Brazzaville, March 3rd, 2021 (ECA) - Sustainable Development Goal 8 (Decent work and economic growth”) was a key discussion topic at the parallel sessions of the 7th African Forum for Sustainable Development being held this week in Brazzaville (Republic of Congo), March 1-4, 2021.
The meeting aimed to establish a list of measures to help Africa to achieve SDG 8 as part of its efforts to accelerate the post-Covid19 economic recovery. Discussions were jointly chaired by the Algeria representative Mehdi Remaoun and the Assistant Director-General and Director for Africa of the ILO Cynthia Samuel Olonjuwon.
“SDG 8 is very important because it is closely related to Agenda 2030. It plays a particularly important role for the development of our continent. Unfortunately, SDG8 was also one of the goals most affected by the pandemic, and it goes without saying that this is likely to exacerbate the vulnerabilities of the socio-professional segment employed in the informal sector”, said Remaoun.
Access to work, and especially decent jobs is expected to play a key role in poverty reduction. However, like in the rest of the world, employment in Africa has been particularly affected by the COVID-19 pandemic. It is in fact expected that the crisis will lead to a 1.8 percent to a 4.1 percent drop in Africa’s GDP this 2020, threatening about 19 million jobs at a time when 18 million young people are already entering the labor market every year. However, these figures only partially reveal the gravity of the situation on the ground:
“In Africa, economic growth has not been inclusive and fast enough to absorb the growing labour force. However, unemployment is not Africa’s biggest problem, unlike informality, underemployment and working poverty”, said Bernd Mueller, an Employment Specialist at the ILO Decent Work Team for Eastern & Southern Africa. As a result, many Africans who are too poor to remain unemployed and end up taking any jobs they can find to eke a living.
While unemployment rates appear relatively low in Africa today, the majority of African workers (85.6% according to the AfDB) are employed in the informal sector, and consequently in a situation that is unfavorable both to the workers themselves (lower salaries, working poverty, low protection) and to their governments who are being deprived of potential tax incomes.
Young people and women are particularly affected by this situation: about 95% of young Africans are employed informally, of which 79% are women and 68% are men.
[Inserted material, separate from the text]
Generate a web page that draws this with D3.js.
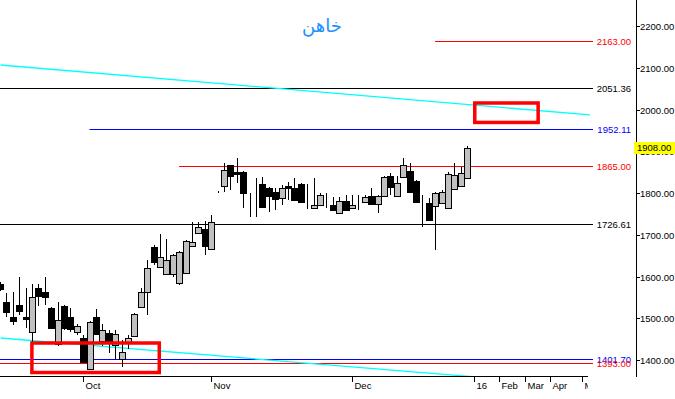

Africa is youthful; employment and underemployment issues particularly affect young people, hence the need to create decent jobs for young people and to strengthen their know-how so that they can find jobs, especially in the digital economy, said Cynthia Samuel Olonjuwon.
The ILO Director for Africa stressed the impact of the crisis on African women, many of whom were already reduced to less protected, less paid jobs, and carried a disproportionate share of care and unpaid domestic work prior to the crisis. In Sub-Saharan Africa for example, 92.1% of sub-Saharan women are employed in the informal sector against 86.4% of men.
However, while the pandemic has revealed the need for African economies and labor markets to become more resilient and sustainable, it also offers the region an opportunity to redirect its growth and facilitate an economic recovery that generates inclusive, sustainable and equitable jobs.
Participants in the meeting made several recommendations for Africa to achieve this goal: stimulating the economy, especially through structural transformation and economic diversification; setting up employment friendly macroeconomic and sectoral policies; supporting businesses; protecting the workforce and relying on social dialogue to achieve mutually beneficial solutions.
According to Prosper Chitambara from the Labour & Economic Development Research Institute of Zimbabwe, African governments should ensure that appropriate institutional policies are put in place, so as to prevent onerous and cumbersome tax regimes from discouraging businesses from entering the formal sector. Countries should also harness smart partnerships and social dialogues, which can play an important role in helping them craft policies for a faster recovery.
“Performance against SDG8 depends on the performance of enterprises as this is where jobs will come from. We need to ask ourselves how we can make enterprises more sustainable, address regulatory barriers, and set up regulations that allow governments to collect taxes, but also allow companies the possibility to stabilize before they are hit with taxes,” added Jacqueline Mugo, Executive Director of the Kenya Employers' Federation (FKE).
“In Nigeria, we focus on assisting SMEs so that they can create jobs. We also have economic policies towards skilling and targeting young persons as we prospect for them also to become employers of labour", said Nigerian Minister of Labor and Employment, Chris Ngige.
Participants unanimously acknowledged the need for a new social contract between employers and employees which would guarantee the right of workers to organize and negotiate collectively ; gender equality and equal opportunities for people with disabilities; the inclusion of young people; and social protection which should be seen as an investment rather than a cost.
"Resilience cannot be built in Africa if we don’t invest in social protection," said Cynthia Samuel Olonjuwon.
“When workers are organized and easier to identify, they can bring more issues to the table: No people condemn themselves to destruction, when people get organized, able to look at what is available and what is possible for beneficial solutions”, concluded Kwasi Adu-Amankwah, Secretary-General of the Organization. African regional association of the International Trade Union Confederation (ITUC-Africa).